I'm trying to find a way to force a group of variables to take the same sign. Either positive or negative. Clearly, the fact that an OR statement is required implies that the problem becomes non-convex, also confirmed at this question and this question.
I then thought about the following expression:
$$ \text{if } |a + b| = |a| + |b| \text{ then } sign(a) = sign(b) $$
Since it is possible to linearize absolute value constraints under certain conditions, I then thought about adding auxiliary variables that are larger than the absolute values in the above expression, and "putting pressure" on these variables by penalizing them (as separate terms) in the objective function. If my reasoning is correct, this should lead to a solution that enforces the sign equality constraint if the auxiliary variables are penalized enough.
For example:
\begin{align} \arg \min_{a,b,y_a,y_b,z} \quad (c_a &a + c_b b) + M (y_a + y_b) + N z \\ \text{subject to} \quad y_{a} &\geq +a \\ y_{a} &\geq -a \\ y_{b} &\geq +b \\ y_{b} &\geq -b \\ z &\geq +(a + b) \\ z &\geq -(a + b) \\ z &= y_a + y_b \end{align}
If $M$ and $N$ are big enough, would this lead to the correct solution?
Where does my reasoning go wrong?
Nota bene: this problem is a vastly simplified example of my actual optimization problem. Since I want to enforce equal signs on many different groups of variables, I cannot split the program into two separate problems and choose the solution with the lowest objective value.
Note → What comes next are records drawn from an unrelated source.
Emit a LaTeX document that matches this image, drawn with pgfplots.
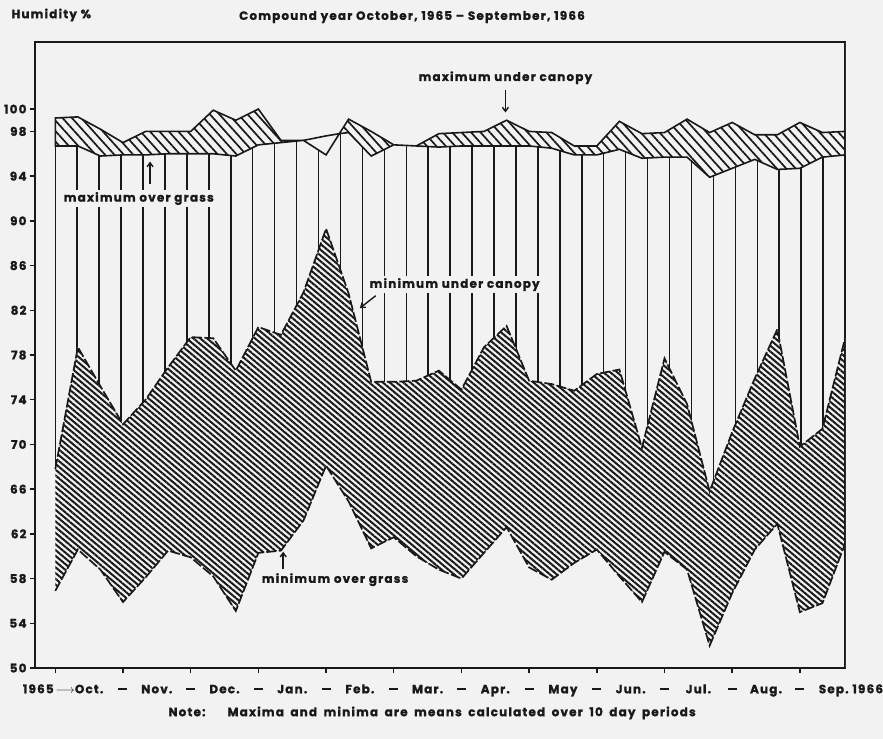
\documentclass[border=0pt]{standalone}
\usepackage{fontspec}
\setmainfont{Poppins}[LetterSpace=10, BoldFeatures={FakeBold=1.2}]
\usepackage{pgfplots}
\usepackage{pgfplotstable}
\pgfplotsset{compat=1.18}
\usetikzlibrary{patterns.meta,arrows.meta}

\definecolor{paper}{gray}{0.95}
\definecolor{ink}{gray}{0.1}

% Ten-day means of relative humidity (%), October 1965 -- September 1966
% muc = maximum under canopy, mgo = maximum over grass
% minc = minimum under canopy, ming = minimum over grass
\pgfplotstableread{
j   muc    mgo    minc   ming
0   99.2   96.7   67.8   56.9
1   99.3   96.7   78.7   60.6
2   98.2   95.8   75.2   58.8
3   97.0   95.9   71.8   55.9
4   98.0   95.9   74.0   58.1
5   98.0   96.0   76.9   60.5
6   98.0   96.0   79.6   59.9
7   99.9   96.0   79.5   58.2
8   99.0   95.8   76.6   55.1
9   100.0  96.8   80.5   60.3
10  97.2   97.0   79.8   60.5
11  97.2   97.2   83.6   63.2
12  95.9   97.6   89.3   68.1
13  99.1   97.9   83.5   64.9
14  98.0   95.8   75.6   60.7
15  96.8   96.8   75.6   61.7
16  96.7   96.7   75.7   60.0
17  97.8   96.6   76.6   58.8
18  97.9   96.7   74.9   58.0
19  98.0   96.7   78.7   60.3
20  99.0   96.7   80.6   62.6
21  98.0   96.7   75.7   59.0
22  97.9   96.5   75.4   57.9
23  96.7   95.9   74.8   59.4
24  96.7   95.9   76.3   60.6
25  98.9   96.4   76.7   58.2
26  97.8   95.6   69.7   55.9
27  97.9   95.7   77.7   60.4
28  99.1   95.7   73.6   58.8
29  97.9   93.9   65.8   52.0
30  98.8   94.7   71.1   56.7
31  97.7   95.5   75.9   60.6
32  97.7   94.6   80.3   62.9
33  98.8   94.7   69.8   55.0
34  97.9   95.7   71.4   55.8
35  98.0   95.9   79.5   61.1
}\hum

\newcommand{\monthdash}{\rule[0.55ex]{9bp}{1.7bp}}

\tikzset{
  upperhatch/.style={pattern={Lines[angle=-48, distance=7bp, line width=1.7bp]}, pattern color=ink},
  lowerhatch/.style={pattern={Lines[angle=-40, distance=4.4bp, line width=2bp]}, pattern color=ink},
  pointer/.style={ink, line width=1.4bp, -{Straight Barb[length=4bp,width=6bp]}},
}

\begin{document}
\begin{tikzpicture}[font=\bfseries\fontsize{12}{14}\selectfont]
\useasboundingbox (-35bp,-71bp) rectangle (848bp,668bp);
\fill[paper] (-35bp,-71bp) rectangle (848bp,668bp);

\begin{axis}[
  at={(0,0)}, anchor=south west,
  scale only axis, width=810bp, height=626bp,
  xmin=-0.9, xmax=35, ymin=50, ymax=106,
  axis line style={ink, line width=1.8bp},
  tick align=outside, xtick pos=bottom, ytick pos=left,
  major tick length=5bp,
  tick style={ink, line width=1.4bp},
  ytick={50,54,58,62,66,70,74,78,82,86,90,94,98,100},
  xtick={0,3,...,33},
  xticklabels={{},\monthdash,\monthdash,\monthdash,\monthdash,\monthdash,\monthdash,\monthdash,\monthdash,\monthdash,\monthdash,\monthdash},
  extra x ticks={1.5,4.5,...,34.5},
  extra x tick labels={\llap{1965\,$\longrightarrow$}Oct.,Nov.,Dec.,Jan.,Feb.,Mar.,Apr.,May,Jun.,Jul.,Aug.,Sep.\rlap{ 1966}},
  extra x tick style={major tick length=0pt, xticklabel style={yshift=-5bp}},
  minor xtick={0,0.97222,...,35},
  xminorgrids=true,
  minor x grid style={ink, line width=1.5bp},
  minor tick length=0pt,
  /pgf/number format/assume math mode=true,
  tick label style={font=\bfseries\fontsize{12}{14}\selectfont, text=ink},
  xticklabel style={text height=1.6ex, text depth=0.3ex, yshift=-8bp},
]
% the vertical rules only show between the grass maximum and the canopy minimum
\addplot[fill=paper, draw=none] table[x=j, y=mgo] {\hum}
  -- (axis cs:35,106) -- (axis cs:-0.9,106) -- (axis cs:-0.9,96.7) -- cycle;
\addplot[fill=paper, draw=none] table[x=j, y=minc] {\hum}
  -- (axis cs:35,50) -- (axis cs:-0.9,50) -- (axis cs:-0.9,67.8) -- cycle;

% band between the two maxima (canopy above grass)
\addplot[upperhatch, draw=ink, line width=1.6bp] coordinates {
  (0,99.2) (1,99.3) (2,98.2) (3,97.0) (4,98.0) (5,98.0) (6,98.0) (7,99.9)
  (8,99.0) (9,100.0) (10,97.2) (11,97.2)
  (10,97.0) (9,96.8) (8,95.8) (7,96.0) (6,96.0) (5,96.0) (4,95.9) (3,95.9)
  (2,95.8) (1,96.7) (0,96.7)} -- cycle;
% where the grass maximum lies above the canopy maximum
\addplot[fill=paper, draw=ink, line width=1.6bp] coordinates {
  (11,97.2) (12,95.9) (12.59,97.8) (12,97.6)} -- cycle;
\addplot[upperhatch, draw=ink, line width=1.6bp] coordinates {
  (12.59,97.8) (13,99.1) (14,98.0) (15,96.8) (16,96.7) (17,97.8) (18,97.9)
  (19,98.0) (20,99.0) (21,98.0) (22,97.9) (23,96.7) (24,96.7) (25,98.9)
  (26,97.8) (27,97.9) (28,99.1) (29,97.9) (30,98.8) (31,97.7) (32,97.7)
  (33,98.8) (34,97.9) (35,98.0)
  (35,95.9) (34,95.7) (33,94.7) (32,94.6) (31,95.5) (30,94.7) (29,93.9)
  (28,95.7) (27,95.7) (26,95.6) (25,96.4) (24,95.9) (23,95.9) (22,96.5)
  (21,96.7) (20,96.7) (19,96.7) (18,96.7) (17,96.6) (16,96.7) (15,96.8)
  (14,95.8) (13,97.9)} -- cycle;

% band between the two minima
\addplot[lowerhatch, draw=none] coordinates {
  (0,67.8) (1,78.7) (2,75.2) (3,71.8) (4,74.0) (5,76.9) (6,79.6) (7,79.5)
  (8,76.6) (9,80.5) (10,79.8) (11,83.6) (12,89.3) (13,83.5) (14,75.6)
  (15,75.6) (16,75.7) (17,76.6) (18,74.9) (19,78.7) (20,80.6) (21,75.7)
  (22,75.4) (23,74.8) (24,76.3) (25,76.7) (26,69.7) (27,77.7) (28,73.6)
  (29,65.8) (30,71.1) (31,75.9) (32,80.3) (33,69.8) (34,71.4) (35,79.5)
  (35,61.1) (34,55.8) (33,55.0) (32,62.9) (31,60.6) (30,56.7) (29,52.0)
  (28,58.8) (27,60.4) (26,55.9) (25,58.2) (24,60.6) (23,59.4) (22,57.9)
  (21,59.0) (20,62.6) (19,60.3) (18,58.0) (17,58.8) (16,60.0) (15,61.7)
  (14,60.7) (13,64.9) (12,68.1) (11,63.2) (10,60.5) (9,60.3) (8,55.1)
  (7,58.2) (6,59.9) (5,60.5) (4,58.1) (3,55.9) (2,58.8) (1,60.6) (0,56.9)} -- cycle;
\addplot[ink, line width=1.7bp, dash pattern=on 10bp off 2.5bp] table[x=j, y=minc] {\hum};
\addplot[ink, line width=1.7bp, dash pattern=on 10bp off 2.5bp] table[x=j, y=ming] {\hum};

% labels for the four curves
\node[text=ink] at (axis cs:19.95,102.8) {maximum under canopy};
\draw[pointer] (axis cs:19.95,101.7) -- (axis cs:19.95,99.7);
\node[text=ink, fill=paper, inner sep=2bp] at (axis cs:3.7,92.0) {maximum over grass};
\draw[pointer] (axis cs:4.2,93.3) -- (axis cs:4.2,95.3);
\node[text=ink, fill=paper, inner sep=2bp] at (axis cs:17.7,84.3) {minimum under canopy};
\draw[pointer] (axis cs:14.2,83.3) -- (axis cs:13.5,82.2);
\node[text=ink, fill=paper, inner sep=2bp] at (axis cs:12.4,57.9) {minimum over grass};
\draw[pointer] (axis cs:10.1,58.9) -- (axis cs:10.1,60.4);

\draw[ink, line width=1.8bp] (rel axis cs:0,0) rectangle (rel axis cs:1,1);
\end{axis}

\node[anchor=west, text=ink] at (-27bp,653bp) {Humidity \%};
\node[text=ink] at (377bp,651bp) {Compound year October, 1965 \textendash{} September, 1966};
\node[anchor=west, text=ink] at (130bp,-45bp) {\spaceskip=6.5bp plus 1bp Note:\hspace{22bp}Maxima and minima are means calculated over 10 day periods};
\end{tikzpicture}
\end{document}
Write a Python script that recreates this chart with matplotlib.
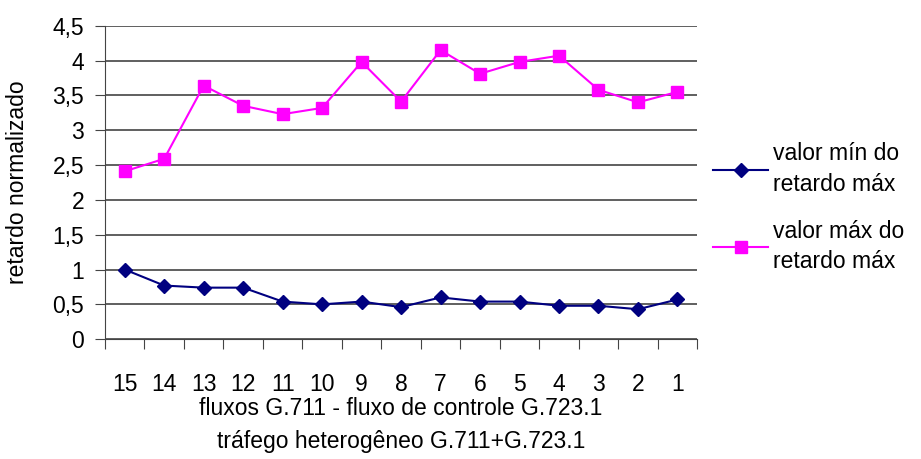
import matplotlib.pyplot as plt
import numpy as np
from matplotlib.ticker import FuncFormatter, FixedLocator

plt.rcParams['font.family'] = ['Liberation Sans', 'DejaVu Sans']

# categories (number of G.711 flows)
fluxos = ['15', '14', '13', '12', '11', '10', '9', '8', '7', '6', '5', '4', '3', '2', '1']

# series values
valor_min = [1.00, 0.77, 0.74, 0.74, 0.54, 0.50, 0.54, 0.46, 0.60, 0.54, 0.54, 0.48, 0.48, 0.43, 0.57]
valor_max = [2.41, 2.59, 3.64, 3.35, 3.23, 3.32, 3.98, 3.41, 4.15, 3.81, 3.98, 4.07, 3.58, 3.40, 3.55]

fs = 16.5

fig = plt.figure(figsize=(9.21, 4.59), dpi=100)
ax = fig.add_axes([0.114, 0.261, 0.643, 0.683])

x = np.arange(len(fluxos))
ax.plot(x, valor_min, color='#000080', marker='D', markersize=7, lw=1.5,
        label='valor mín do\nretardo máx')
ax.plot(x, valor_max, color='#ff00ff', marker='s', markersize=8, lw=1.5,
        label='valor máx do\nretardo máx')

ax.set_xlim(-0.5, len(fluxos) - 0.5)
ax.set_ylim(0, 4.5)
ax.set_yticks(np.arange(0, 4.51, 0.5))
ax.yaxis.set_major_formatter(FuncFormatter(lambda v, p: f'{v:g}'.replace('.', ',')))
ax.yaxis.grid(True, color='#444444', lw=1.2)
ax.set_axisbelow(True)

# ticks between categories, labels at the centres
ax.xaxis.set_major_locator(FixedLocator(np.arange(-0.5, len(fluxos), 1.0)))
ax.xaxis.set_major_formatter(FuncFormatter(lambda v, p: ''))
ax.xaxis.set_minor_locator(FixedLocator(x))
ax.set_xticklabels(fluxos, minor=True)
ax.tick_params(axis='x', which='major', length=7, direction='out', color='#444444')
ax.tick_params(axis='x', which='minor', length=0, pad=24, labelsize=fs)
ax.tick_params(axis='y', length=7, direction='out', color='#444444', labelsize=fs, pad=8)

for s in ['top', 'right']:
    ax.spines[s].set_visible(False)
ax.spines['left'].set_color('#444444')
ax.spines['bottom'].set_color('#444444')

ax.set_xlabel('fluxos G.711 - fluxo de controle G.723.1\ntráfego heterogêneo G.711+G.723.1',
              fontsize=fs, linespacing=1.55)
ax.xaxis.set_label_coords(0.5, -0.185)
ax.set_ylabel('retardo normalizado', fontsize=fs)
ax.yaxis.set_label_coords(-0.128, 0.5)

leg = ax.legend(loc='center left', bbox_to_anchor=(1.0, 0.42), frameon=False, fontsize=fs,
                handlelength=2.4, labelspacing=1.05, handletextpad=0.2, borderaxespad=0.3)
for t in leg.get_texts():
    t.set_linespacing(1.4)

fig.savefig('out.png', dpi=100)
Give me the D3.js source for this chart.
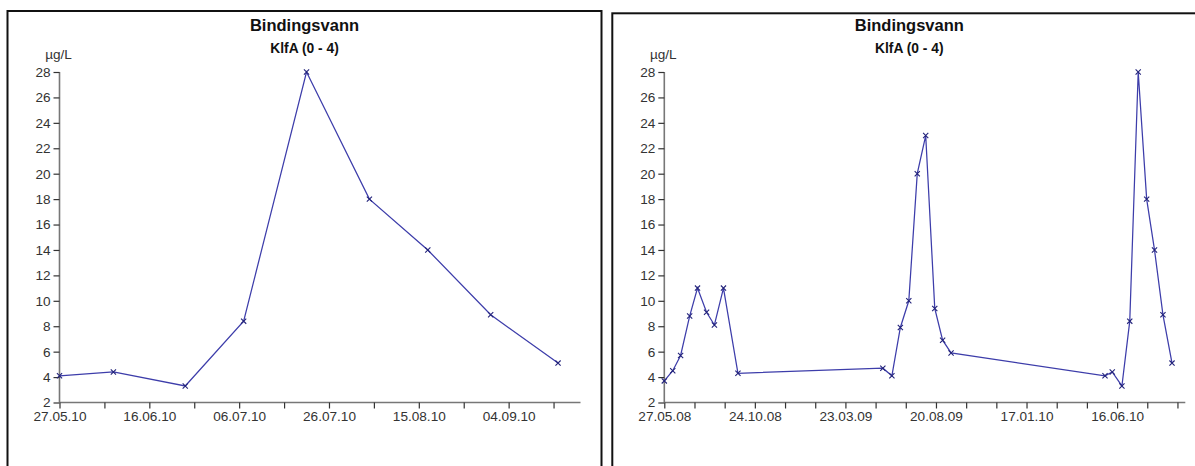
<!DOCTYPE html>
<html>
<head>
<meta charset="utf-8">
<title>Bindingsvann KlfA</title>
<script src="https://d3js.org/d3.v7.min.js"></script>
<style>
  body {margin: 0; background: #fff;}
  text {font-family: "Liberation Sans", Arial, sans-serif;}
  .tick text {fill: #333; font-size: 13.6px;}
</style>
</head>
<body>
<svg id="chart" width="1195" height="466"></svg>
<script>
// sampling dates and values
var dates2008 = ["27.05.08","10.06.08","23.06.08","08.07.08","21.07.08","05.08.08","18.08.08","02.09.08","26.09.08"];
var values2008 = [3.7, 4.5, 5.7, 8.8, 11.0, 9.1, 8.1, 11.0, 4.3];
var dates2009 = ["24.05.09","08.06.09","22.06.09","06.07.09","20.07.09","03.08.09","18.08.09","31.08.09","14.09.09"];
var values2009 = [4.7, 4.1, 7.9, 10.0, 20.0, 23.0, 9.4, 6.9, 5.9];
var dates2010 = ["27.05.10","08.06.10","24.06.10","07.07.10","21.07.10","04.08.10","17.08.10","31.08.10","15.09.10"];
var values2010 = [4.1, 4.4, 3.3, 8.4, 28, 18, 14, 8.9, 5.1];

var yTicks = [2,4,6,8,10,12,14,16,18,20,22,24,26,28];
var leftTickLabels = ["27.05.10","16.06.10","06.07.10","26.07.10","15.08.10","04.09.10"];
var rightTickLabels = ["27.05.08","24.10.08","23.03.09","20.08.09","17.01.10","16.06.10"];

var title = "Bindingsvann";
var subtitle = "KlfA (0 - 4)";
var unit = "µg/L";

var parse = d3.timeParse("%d.%m.%y");
var fmt = d3.timeFormat("%d.%m.%y");

function rows(ds, vs) {
  return ds.map(function(d, i) { return {date: parse(d), value: vs[i]}; });
}

var svg = d3.select("#chart");

function panel(fx, fy, data, start, end, stepDays, tickLabels) {
  var g = svg.append("g");
  // frame
  g.append("rect").attr("x", fx).attr("y", fy).attr("width", 594).attr("height", 500)
    .attr("fill", "none").attr("stroke", "#111").attr("stroke-width", 2);

  var cx = fx + 297;
  g.append("text").attr("x", cx).attr("y", 31).attr("text-anchor", "middle")
    .style("font-size", "16.5px").style("font-weight", "bold").attr("fill", "#111").text(title);
  g.append("text").attr("x", cx).attr("y", 53).attr("text-anchor", "middle")
    .style("font-size", "13.8px").style("font-weight", "bold").attr("fill", "#111").text(subtitle);

  var x0 = fx + 52, x1 = fx + 573;
  var x = d3.scaleTime().domain([parse(start), parse(end)]).range([x0, x1]);
  var y = d3.scaleLinear().domain([2, 28]).range([402.5, 72]);

  g.append("text").attr("x", x0 - 1).attr("y", 59).attr("text-anchor", "middle")
    .style("font-size", "13.6px").attr("fill", "#333").text(unit);

  var ticks = [];
  for (var t = parse(start); t <= parse(end); t = d3.timeDay.offset(t, stepDays)) ticks.push(t);

  var xAxis = g.append("g").attr("transform", "translate(0,402.5)")
    .call(d3.axisBottom(x).tickValues(ticks).tickSize(6).tickPadding(3)
      .tickFormat(function(d) { var s = fmt(d); return tickLabels.indexOf(s) >= 0 ? s : ""; }));
  var yAxis = g.append("g").attr("transform", "translate(" + x0 + ",0)")
    .call(d3.axisLeft(y).tickValues(yTicks).tickSize(6).tickPadding(3));

  [xAxis, yAxis].forEach(function(a) {
    a.select(".domain").attr("stroke", "#777").attr("stroke-width", 1.6);
    a.selectAll(".tick line").attr("stroke", "#333").attr("stroke-width", 1.2);
    a.selectAll(".tick text").attr("fill", "#333");
  });
  xAxis.select(".domain").attr("d", "M" + x0 + ",0H" + x1);
  yAxis.select(".domain").attr("d", "M0," + y(28) + "V" + y(2));

  var line = d3.line().x(function(d) { return x(d.date); }).y(function(d) { return y(d.value); });
  g.append("path").datum(data).attr("d", line)
    .attr("fill", "none").attr("stroke", "#3d3daa").attr("stroke-width", 1.25);

  g.selectAll(".mark").data(data).enter().append("path").attr("class", "mark")
    .attr("d", function(d) {
      var px = x(d.date), py = y(d.value), r = 2.6;
      return "M" + (px - r) + "," + (py - r) + "L" + (px + r) + "," + (py + r) +
             "M" + (px - r) + "," + (py + r) + "L" + (px + r) + "," + (py - r);
    })
    .attr("stroke", "#22227a").attr("stroke-width", 1.1).attr("fill", "none");
}

panel(7.5, 11, rows(dates2010, values2010), "27.05.10", "20.09.10", 10, leftTickLabels);
panel(612.3, 13.3, rows(dates2008.concat(dates2009, dates2010), values2008.concat(values2009, values2010)),
      "27.05.08", "07.10.10", 50, rightTickLabels);
</script>
</body>
</html>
By using the equality constraint to eliminate $z$, we obtain from the last two inequalities that \begin{align} y_a + y_b &\ge a+b \\ y_a + y_b &\ge -(a+b) \end{align} But these constraints are redundant because they are just aggregations of the first four constraints. For sufficiently large $M$, every optimal solution will satisfy $y_a=|a|$ and $y_b=|b|$, but nothing forces $\operatorname{sign}{(a)}=\operatorname{sign}{(b)}$. In fact, the problem decomposes into two independent problems with no connection between $a$ and $b$.